I just read the above about your boss not being cool ons ending them back. Nevertheless, his choices here are either to put a bunch of Beanie Baby jellyfish on the shelf that reek like real jellyfish sitting on a shelf (and watch how well those sell), waste a bunch of money and man-hours buying an extra chemical to clean the product which shouldn’t reek in the first place or else tell Ty to take the things back and ship you some decent ones. I don’t own a toy store, but I’d take Door #3.

Also, I’d write this up into an email, mention that it made you sick and mail to everyone you know with the warning to mail it to everyone they know. This sounds like a UL in the making and I want in on the ground floor :wink:


“I guess it is possible for one person to make a difference, although most of the time they probably shouldn’t.”

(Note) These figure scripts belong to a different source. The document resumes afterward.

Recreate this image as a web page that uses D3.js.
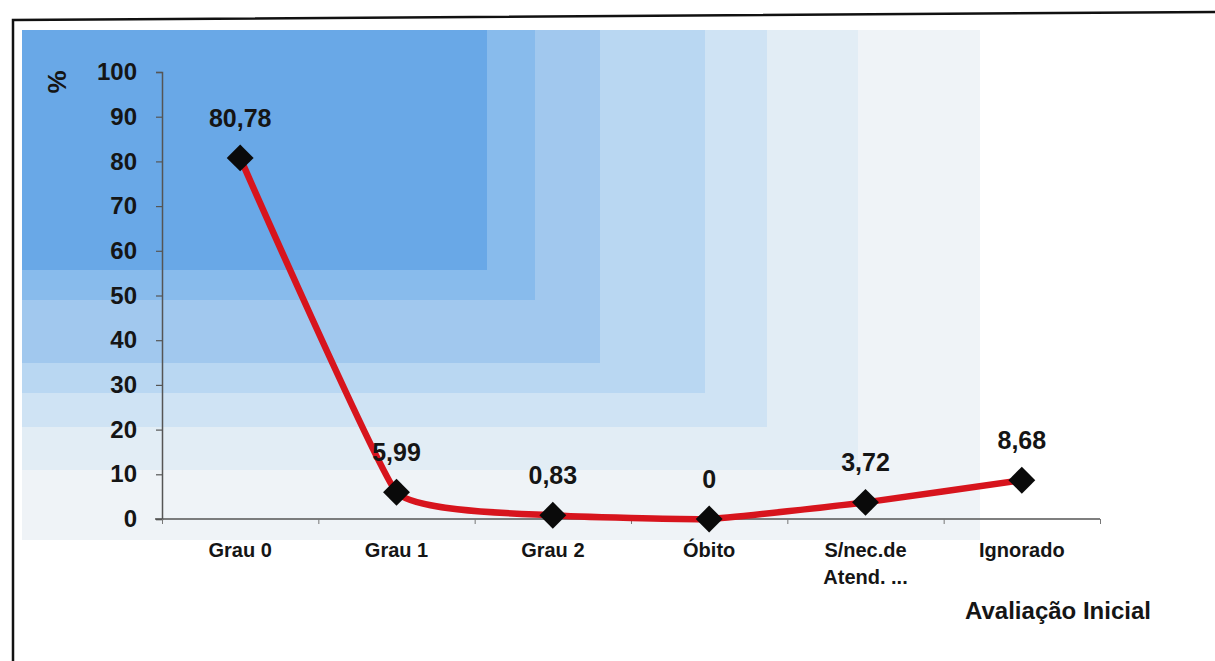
<!DOCTYPE html>
<html>
<head>
<meta charset="utf-8">
<script src="https://cdn.jsdelivr.net/npm/d3@7"></script>
<style>
  body { margin: 0; background: #fff; }
  svg { display: block; }
  text { font-family: "Liberation Sans", Arial, sans-serif; font-weight: bold; fill: #151515; }
</style>
</head>
<body>
<svg id="chart" width="1215" height="661"></svg>
<script>
// Avaliação inicial (%)
const categories = ["Grau 0", "Grau 1", "Grau 2", "Óbito", "S/nec.de\nAtend. ...", "Ignorado"];
const percentages = [80.78, 5.99, 0.83, 0, 3.72, 8.68];
const yTickValues = [0, 10, 20, 30, 40, 50, 60, 70, 80, 90, 100];
const yAxisLabel = "%";
const xAxisTitle = "Avaliação Inicial";

const svg = d3.select("#chart");

// Plot geometry
const plot = { left: 162, right: 1100, top: 72, bottom: 519 };

// Stepped blue backdrop fading toward the lower right
const bgOrigin = { x: 22, y: 30 };
const bgBands = [
  { x: 980, y: 540, color: "#eff3f7" },
  { x: 858, y: 470, color: "#e2edf5" },
  { x: 767, y: 427, color: "#cfe3f4" },
  { x: 705, y: 393, color: "#b9d7f2" },
  { x: 600, y: 363, color: "#a1c8ee" },
  { x: 535, y: 300, color: "#88bbec" },
  { x: 487, y: 270, color: "#69a8e7" }
];
svg.append("g").selectAll("rect")
  .data(bgBands)
  .join("rect")
  .attr("x", bgOrigin.x)
  .attr("y", bgOrigin.y)
  .attr("width", d => d.x - bgOrigin.x)
  .attr("height", d => d.y - bgOrigin.y)
  .attr("fill", d => d.color);

// Outer frame (top and left edges)
svg.append("path")
  .attr("d", "M13,661 L13,20 L1215,12")
  .attr("fill", "none")
  .attr("stroke", "#111")
  .attr("stroke-width", 2.5);

// Scales
const x = d3.scaleBand().domain(categories).range([plot.left, plot.right]).padding(0);
const xEdge = d3.scaleLinear().domain([0, categories.length]).range([plot.left, plot.right]);
const y = d3.scaleLinear().domain([0, 100]).range([plot.bottom, plot.top]);

// Y axis
const yAxis = svg.append("g")
  .attr("transform", `translate(${plot.left},0)`)
  .call(d3.axisLeft(y).tickValues(yTickValues).tickSize(6).tickPadding(19));
yAxis.select(".domain").attr("stroke", "#555").attr("stroke-width", 1.5);
yAxis.selectAll(".tick line").attr("stroke", "#555").attr("stroke-width", 1.2);
yAxis.selectAll(".tick text")
  .style("font-size", "24px")
  .style("font-family", "'Liberation Sans', Arial, sans-serif")
  .style("font-weight", "bold")
  .attr("fill", "#151515");

// X axis line with tick marks at category boundaries
const xEdges = d3.range(categories.length + 1);
const xAxisEdges = svg.append("g")
  .attr("transform", `translate(0,${plot.bottom})`)
  .call(d3.axisBottom(xEdge).tickValues(xEdges).tickSize(5).tickFormat(""));
xAxisEdges.select(".domain").attr("d", `M${plot.left - 7},0H${plot.right}`)
  .attr("stroke", "#555").attr("stroke-width", 1.5);
xAxisEdges.selectAll(".tick line").attr("stroke", "#777").attr("stroke-width", 1);

// Category labels (two lines where the label contains a break)
const xAxisLabels = svg.append("g")
  .attr("transform", `translate(0,${plot.bottom})`)
  .call(d3.axisBottom(x).tickSize(0).tickPadding(24));
xAxisLabels.select(".domain").remove();
xAxisLabels.selectAll(".tick text")
  .style("font-size", "20px")
  .style("font-family", "'Liberation Sans', Arial, sans-serif")
  .style("font-weight", "bold")
  .attr("fill", "#151515")
  .each(function(d) {
    const lines = d.split("\n");
    const t = d3.select(this);
    if (lines.length > 1) {
      t.text(null);
      lines.forEach((line, i) => {
        t.append("tspan")
          .attr("x", 0)
          .attr("dy", i === 0 ? "0.71em" : "1.35em")
          .text(line);
      });
      t.attr("dy", null);
    }
  });

// Y axis label
svg.append("text")
  .attr("transform", "translate(66,82) rotate(-90)")
  .attr("text-anchor", "middle")
  .style("font-size", "26px")
  .text(yAxisLabel);

// X axis title
svg.append("text")
  .attr("x", 1058)
  .attr("y", 619)
  .attr("text-anchor", "middle")
  .style("font-size", "24px")
  .text(xAxisTitle);

// Lightly smoothed line
const points = categories.map((c, i) => ({ c, v: percentages[i] }));
const line = d3.line()
  .x(d => x(d.c) + x.bandwidth() / 2)
  .y(d => y(d.v))
  .curve(d3.curveCardinal.tension(0.65));

svg.append("path")
  .datum(points)
  .attr("d", line)
  .attr("fill", "none")
  .attr("stroke", "#d7141d")
  .attr("stroke-width", 6.5)
  .attr("stroke-linejoin", "round")
  .attr("stroke-linecap", "round");

// Diamond markers
const diamond = d3.symbol().type(d3.symbolSquare).size(19 * 19);
svg.append("g").selectAll("path")
  .data(points)
  .join("path")
  .attr("d", diamond)
  .attr("transform", d => `translate(${x(d.c) + x.bandwidth() / 2},${y(d.v)}) rotate(45)`)
  .attr("fill", "#0a0a0a");

// Value labels
const fmt = v => String(v).replace(".", ",");
svg.append("g").selectAll("text")
  .data(points)
  .join("text")
  .attr("x", d => x(d.c) + x.bandwidth() / 2)
  .attr("y", d => y(d.v) - 31)
  .attr("text-anchor", "middle")
  .style("font-size", "25px")
  .text(d => fmt(d.v));
</script>
</body>
</html>
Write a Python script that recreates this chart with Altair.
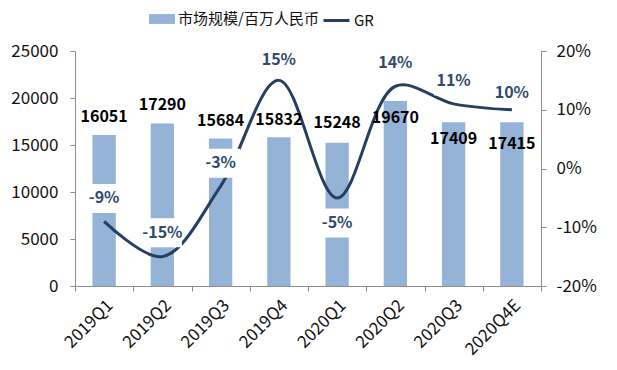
import altair as alt
import pandas as pd

quarters = ["2019Q1", "2019Q2", "2019Q3", "2019Q4", "2020Q1", "2020Q2", "2020Q3", "2020Q4E"]
market_size = [16051, 17290, 15684, 15832, 15248, 19670, 17409, 17415]
growth = [-0.09, -0.15, -0.03, 0.15, -0.05, 0.14, 0.11, 0.10]
# label offsets in pixels (negative = above the data point)
size_label_dy = [-18, -18, -18, -17, -20, 17, 17, 22]
growth_label_dy = [-23, -24, -23, -20, 25, -23, -23, -17]

PLOT_W, PLOT_H = 466, 235
LEFT_MAX = 25000
RIGHT_MIN, RIGHT_MAX = -0.2, 0.2

df = pd.DataFrame({
    "q": quarters,
    "size": market_size,
    "gr": growth,
    "sdy": size_label_dy,
    "gdy": growth_label_dy,
    "s1": ["市场规模/百万人民币"] * len(quarters),
    "s2": ["GR"] * len(quarters),
})

FONT = "Noto Sans CJK SC"
AXIS_COLOR = "#8c8c8c"
BAR_COLOR = "#95b3d7"
LINE_COLOR = "#243f60"
GR_TEXT = "#2f4a6d"

x_enc = alt.X(
    "q:N", sort=quarters,
    scale=alt.Scale(paddingInner=0, paddingOuter=0),
    axis=alt.Axis(title=None, labelAngle=-45, tickBand="extent", domainColor=AXIS_COLOR,
                  tickColor=AXIS_COLOR, tickSize=5, labelFont=FONT, labelFontSize=17,
                  labelColor="#111", labelPadding=6),
)

left_scale = alt.Scale(domain=[0, LEFT_MAX], nice=False, zero=True)
right_scale = alt.Scale(domain=[RIGHT_MIN, RIGHT_MAX], nice=False, zero=False)

base = alt.Chart(df).transform_calculate(
    size_pos=f"datum.size - datum.sdy * {LEFT_MAX} / {PLOT_H}",
    gr_pos=f"datum.gr - datum.gdy * {RIGHT_MAX - RIGHT_MIN} / {PLOT_H}",
    gr_label="(datum.gr < 0 ? '-' : '') + format(abs(datum.gr), '.0%')",
)

bars = base.mark_bar(width={"band": 0.4}, color=BAR_COLOR).encode(
    x=x_enc,
    y=alt.Y("size:Q", scale=left_scale,
            axis=alt.Axis(title=None, orient="left", values=[0, 5000, 10000, 15000, 20000, 25000],
                          format="d", grid=False, domainColor=AXIS_COLOR, tickColor=AXIS_COLOR,
                          tickSize=5, labelFont=FONT, labelFontSize=17, labelColor="#111",
                          labelPadding=12)),
    color=alt.Color("s1:N", scale=alt.Scale(range=[BAR_COLOR]),
                    legend=alt.Legend(title=None, orient="none", legendX=74, legendY=-45,
                                      symbolType="M-1,-0.38L1,-0.38L1,0.38L-1,0.38Z",
                                      symbolSize=676, symbolStrokeWidth=0, labelFont=FONT,
                                      labelFontSize=15, labelColor="#111", padding=0,
                                      labelOffset=3)),
)

line = base.mark_line(interpolate="catmull-rom", strokeWidth=3).encode(
    x=x_enc,
    y=alt.Y("gr:Q", scale=right_scale,
            axis=alt.Axis(title=None, orient="right", values=[-0.2, -0.1, 0, 0.1, 0.2],
                          labelExpr="(datum.value < 0 ? '-' : '') + format(abs(datum.value), '.0%')",
                          grid=False, domainColor=AXIS_COLOR, tickColor=AXIS_COLOR, tickSize=5,
                          labelFont=FONT, labelFontSize=17, labelColor="#111", labelPadding=10)),
    stroke=alt.Stroke("s2:N", scale=alt.Scale(range=[LINE_COLOR]),
                      legend=alt.Legend(title=None, orient="none", legendX=247, legendY=-45,
                                        symbolType="stroke", symbolSize=676, symbolStrokeWidth=3,
                                        labelFont=FONT, labelFontSize=15, labelColor="#111",
                                        padding=0, labelOffset=3)),
)

boxes = base.mark_point(
    shape="M-1.35,-1L1.35,-1L1.35,1L-1.35,1Z", filled=True, fill="white",
    opacity=1, strokeWidth=0, size=841,
).encode(
    x=x_enc,
    y=alt.Y("gr_pos:Q", scale=right_scale, axis=None),
)

gr_text = base.mark_text(font=FONT, fontSize=16, fontWeight="bold", color=GR_TEXT,
                         baseline="middle").encode(
    x=x_enc,
    y=alt.Y("gr_pos:Q", scale=right_scale, axis=None),
    text=alt.Text("gr_label:N"),
)

size_text = base.mark_text(font=FONT, fontSize=16, fontWeight="bold", color="#000",
                           baseline="middle").encode(
    x=x_enc,
    y=alt.Y("size_pos:Q", scale=left_scale, axis=None),
    text=alt.Text("size:Q", format="d"),
)

chart = alt.layer(bars, line, boxes, gr_text, size_text).resolve_scale(
    y="independent"
).properties(
    width=PLOT_W, height=PLOT_H,
    autosize=alt.AutoSizeParams(type="none"),
    padding={"left": 67, "top": 43, "right": 68, "bottom": 76},
).configure_view(stroke=None)

chart.save("out.html", embed_options={"renderer": "svg", "actions": False})
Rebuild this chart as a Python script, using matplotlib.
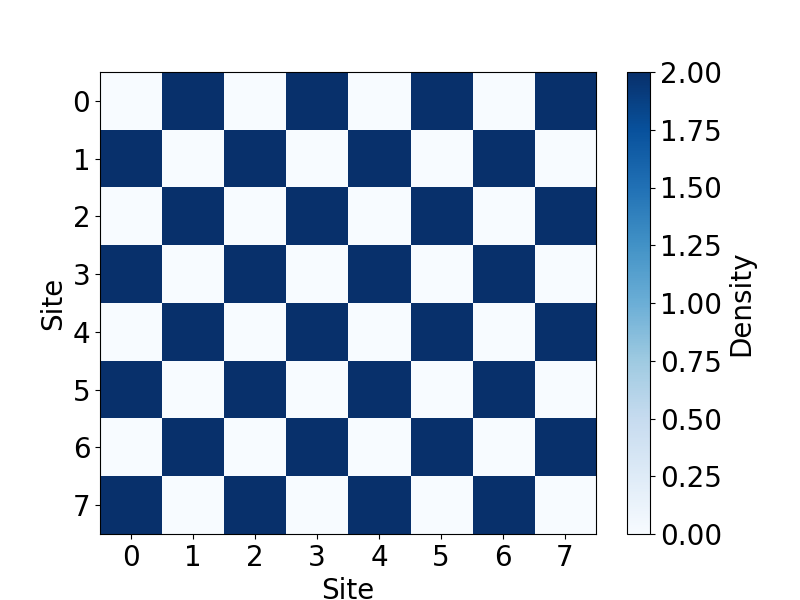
import matplotlib
matplotlib.use("Agg")
import matplotlib.pyplot as plt
import numpy as np

# density per site (rows = site i, cols = site j)
density = [
    [0, 2, 0, 2, 0, 2, 0, 2],
    [2, 0, 2, 0, 2, 0, 2, 0],
    [0, 2, 0, 2, 0, 2, 0, 2],
    [2, 0, 2, 0, 2, 0, 2, 0],
    [0, 2, 0, 2, 0, 2, 0, 2],
    [2, 0, 2, 0, 2, 0, 2, 0],
    [0, 2, 0, 2, 0, 2, 0, 2],
    [2, 0, 2, 0, 2, 0, 2, 0],
]
sites = list(range(8))

plt.rcParams['font.size'] = 20

fig, ax = plt.subplots(figsize=(8, 6), dpi=100)
im = ax.imshow(np.array(density), cmap='Blues', vmin=0, vmax=2, aspect='auto')
ax.set_xticks(sites)
ax.set_yticks(sites)
ax.set_xlabel('Site')
ax.set_ylabel('Site')
cb = fig.colorbar(im, ax=ax)
cb.set_label('Density')

fig.savefig('out.png')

I’d call Ty and tell them to replace those suckers. Then I’d send the shipment back less 3 or 4 of them (of course demanding replacement or payment only for the balance) and hype them as “the famous stench-laden Goochie the Jellyfish own this extremely rare discontinued issue for only $2,000.00 bucks!”

Those nuts will buy anything as long as its discontinued.

Or, better yet, mark the price up a few hundred percent and advertise them as “rare jellyfish scented Beanie jellyfish”. They’ll fly off the shelves and will be on eBay by next week.

FYI. They are filled with PVC (poly-vinyl carbonate) pellets.

I think PVC stands for polyvinyl chloride.

Actually, I was wrong about the PC pellets – they’re filled with PE pellets. They seem to be airing out pretty well, anyway, so I guess they’ll sell. (Pity; I liked Nickrz’ idea.)